The Smith household has begun a long process of reducing its game collection—which is to say, my game collection. I’ve set a new standard: My bedroom has one free bookshelf set aside for board games; if a game doesn’t earn its place on those shelves, it has to go.
One side effect of this has been my spouse and me getting a chance to introduce some real classics to our one daughter still at home, things she was too young to experience when we first got them. Things like The Worlds of Boris Vallejo.
Here’s our opening setup from last weekend (you can click the photo for a larger version):
Each of the colored tiles in the center is a Boris painting, and each represents a world. The “board” is laid out randomly before each game, with some worlds touching many and others more separated. The black-and-white cards are placeholders matching those worlds, where cards can be set face down to defend. (That’s the stack of red-backed cards beneath some worlds.) The colored plastic winks on the worlds show who currently owns what, and the pawns represent each player’s mobile army. Each player has a hand of cards for that army, as well.
So basically you move your pawn onto someone else’s world, try to use your hand to defeat any defenders there and capture the world. The first player to own eight worlds wins.
The game has a few nice twists: You can move your pawn up to two spaces across your own territories; you can ally with an active player to give away a card or two and draw two replacements; and—most excitingly—character cards that belong to a world (show up in the painting) are double strength in combat there. Oh, and there’s even a solitaire version.

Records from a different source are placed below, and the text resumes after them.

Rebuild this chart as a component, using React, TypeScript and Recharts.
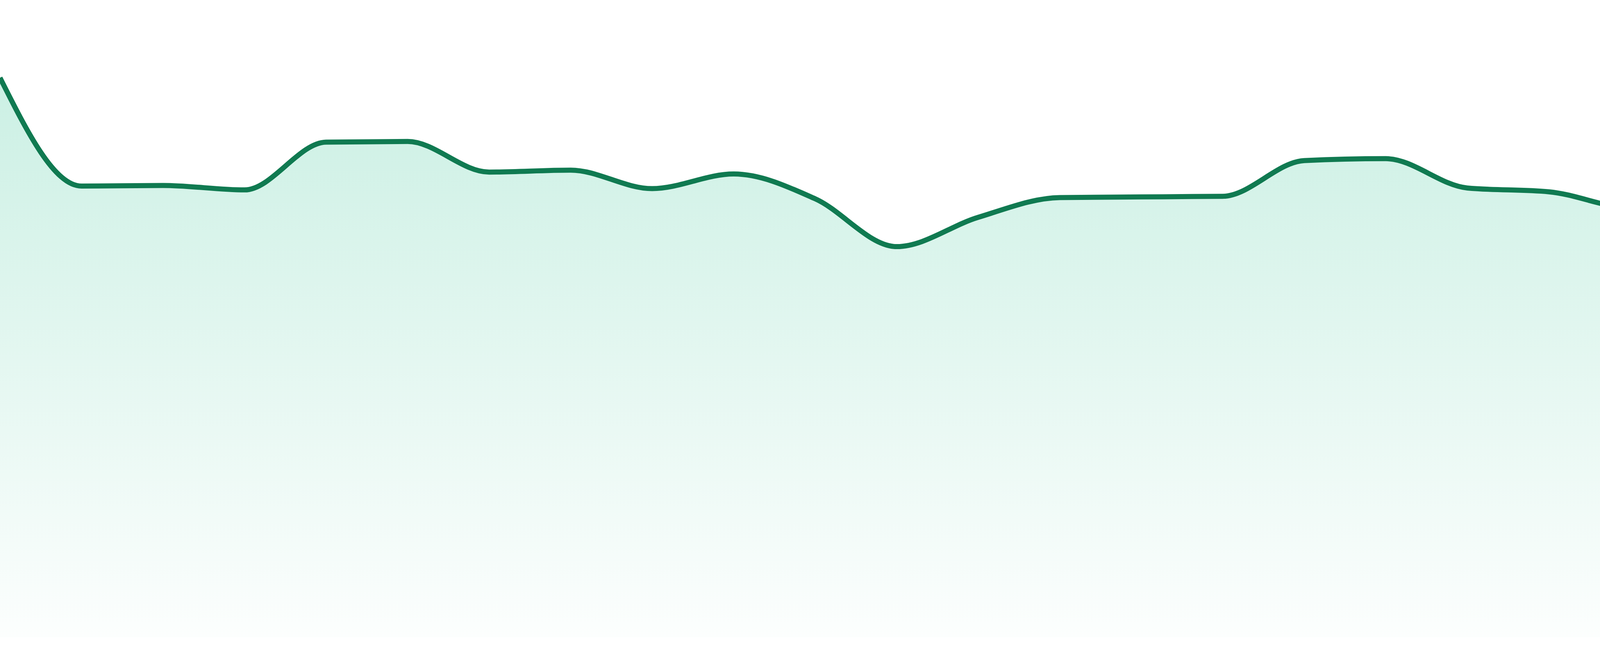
import React from 'react';
import { AreaChart, Area, XAxis, YAxis } from 'recharts';

// one point per day
const days = [
  'D1', 'D2', 'D3', 'D4', 'D5', 'D6', 'D7', 'D8', 'D9', 'D10', 'D11', 'D12',
  'D13', 'D14', 'D15', 'D16', 'D17', 'D18', 'D19', 'D20', 'D21', 'D22', 'D23', 'D24',
];

const values = [
  87.8, 70.8, 70.9, 70.2, 77.7, 77.8, 73.0, 73.3, 70.4, 72.7, 68.8, 61.3,
  65.9, 69.0, 69.1, 69.2, 74.8, 75.1, 70.5, 69.9, 67.3, 67.0, 61.0, 55.0,
];

const LINE = '#107a51';
const FILL = '#10b981';

const data = days.map((day, i) => ({ day, value: values[i] }));

export default function App() {
  return (
    <div style={{ position: 'absolute', left: 0, top: 0, width: 4800, height: 1680, background: '#ffffff' }}>
      <AreaChart width={4800} height={1680} data={data} margin={{ top: 0, right: 0, left: 0, bottom: 48 }}>
        <defs>
          <linearGradient id="areaFill" x1="0" y1="0" x2="0" y2="1">
            <stop offset="0%" stopColor={FILL} stopOpacity={0.36} />
            <stop offset="100%" stopColor={FILL} stopOpacity={0.02} />
          </linearGradient>
        </defs>
        <XAxis dataKey="day" hide />
        <YAxis hide domain={[0, 100]} />
        <Area
          type="monotone"
          dataKey="value"
          stroke={LINE}
          strokeWidth={13}
          fill="url(#areaFill)"
          dot={false}
          activeDot={false}
          isAnimationActive={false}
        />
      </AreaChart>
    </div>
  );
}
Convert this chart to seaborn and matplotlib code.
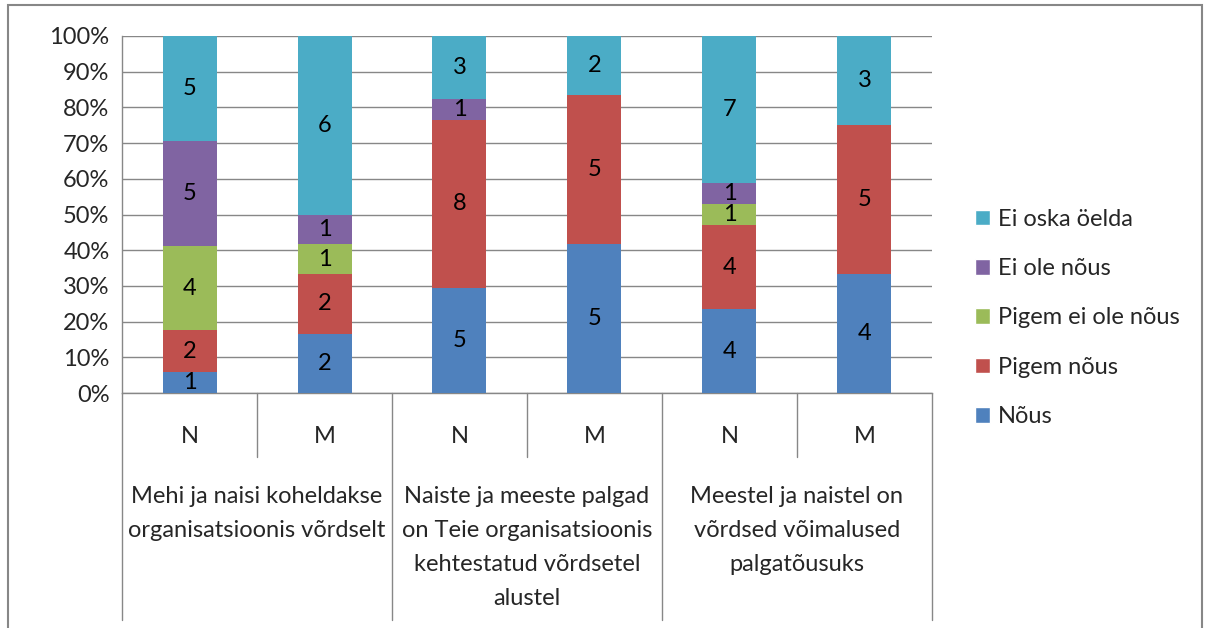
import pandas as pd
import matplotlib.pyplot as plt
import seaborn as sns
from matplotlib.patches import Patch, Rectangle

answers = ["Nõus", "Pigem nõus", "Pigem ei ole nõus", "Ei ole nõus", "Ei oska öelda"]
colors = ["#4F81BD", "#C0504D", "#9BBB59", "#8064A2", "#4BACC6"]
sex = ["N", "M", "N", "M", "N", "M"]
groups = ["Mehi ja naisi koheldakse\norganisatsioonis võrdselt",
          "Naiste ja meeste palgad\non Teie organisatsioonis\nkehtestatud võrdsetel\nalustel",
          "Meestel ja naistel on\nvõrdsed võimalused\npalgatõusuks"]

nous = [1, 2, 5, 5, 4, 4]
pigem_nous = [2, 2, 8, 5, 4, 5]
pigem_ei = [4, 1, 0, 0, 1, 0]
ei_ole = [5, 1, 1, 0, 1, 0]
ei_oska = [5, 6, 3, 2, 7, 3]

counts = pd.DataFrame([nous, pigem_nous, pigem_ei, ei_ole, ei_oska], index=answers).T
counts["bar"] = [f"b{i}" for i in range(6)]
counts = counts.set_index("bar")
pct = counts.div(counts.sum(axis=1), axis=0) * 100
cum = pct.cumsum(axis=1)

sns.set_style("white")
plt.rcParams['font.family'] = ['Lato', 'DejaVu Sans']
fs = 17

fig = plt.figure(figsize=(12.1, 6.28), dpi=100)
ax = fig.add_axes([122 / 1210, 1 - 393 / 628, 810 / 1210, 357 / 628])

# overlapping bars, drawn from the top layer down
for i in range(len(answers) - 1, -1, -1):
    d = pd.DataFrame({"bar": cum.index, "val": cum[answers[i]].values})
    sns.barplot(data=d, x="bar", y="val", color=colors[i], width=0.4,
                saturation=1, linewidth=0, ax=ax, zorder=3)

for b in range(6):
    base = 0
    for a in answers:
        h = pct.iloc[b][a]
        c = counts.iloc[b][a]
        if c > 0:
            ax.text(b, base + h / 2, str(c), ha="center", va="center",
                    fontsize=fs, color="black", zorder=5)
        base += h

ax.set_xlim(-0.5, 5.5)
ax.set_ylim(0, 100)
ax.set_yticks(range(0, 101, 10))
ax.set_yticklabels([f"{v}%" for v in range(0, 101, 10)], fontsize=fs)
ax.set_xticks([])
ax.set_xlabel("")
ax.set_ylabel("")
ax.grid(axis="y", color="#878787", lw=1, zorder=0)
ax.tick_params(axis="y", direction="out", length=6, color="#878787", width=1, pad=3)
for s in ["top", "right"]:
    ax.spines[s].set_visible(False)
for s in ["left", "bottom"]:
    ax.spines[s].set_color("#878787")
    ax.spines[s].set_linewidth(1)

# multi-level category axis
tr = ax.get_xaxis_transform()
for k in range(7):
    x = k - 0.5
    low = -0.636 if k % 2 == 0 else -0.179
    ax.plot([x, x], [0, low], transform=tr, color="#878787", lw=1, clip_on=False)
for b in range(6):
    ax.text(b, -0.123, sex[b], transform=tr, ha="center", va="center", fontsize=fs)
for g in range(3):
    ax.text(2 * g + 0.5, -0.26, groups[g], transform=tr, ha="center", va="top",
            fontsize=fs, linespacing=1.76)

handles = [Patch(facecolor=colors[i], label=answers[i]) for i in range(len(answers) - 1, -1, -1)]
fig.legend(handles=handles, loc="center left", bbox_to_anchor=(975 / 1210, 1 - 318 / 628),
           frameon=False, fontsize=fs, handlelength=0.63, handleheight=0.63,
           handletextpad=0.35, labelspacing=1.2, borderaxespad=0, borderpad=0)

fig.add_artist(Rectangle((8 / 1210, -0.05), 1194 / 1210, 1.05 - 5 / 628,
                         transform=fig.transFigure, fill=False, edgecolor="#878787", lw=1.5))

fig.savefig("out.png", dpi=100)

Back in 1984, my local hobby store was so tired of having this thing taking up shelf space that they were going to take the tiles out, laminate them, and try to sell them as coasters. I was working Saturdays there at the time and had an employee discount. Expecting the game to be a turkey(as licensed products often are), but willing to give it a try, I talked the store owner into an even bigger discount and took it home. Imagine my surprise when it turned out to be lots of fun, one of my spouse’s favorites, in fact.
One recommendation: If you play three-player, consider setting a time limit rather than a world limit. We battled ourselves to a standstill, with me controlling seven worlds and Jen and Kate each holding five. Every time I went for the eighth, they cooperated to deny me my rightful victory. Curses!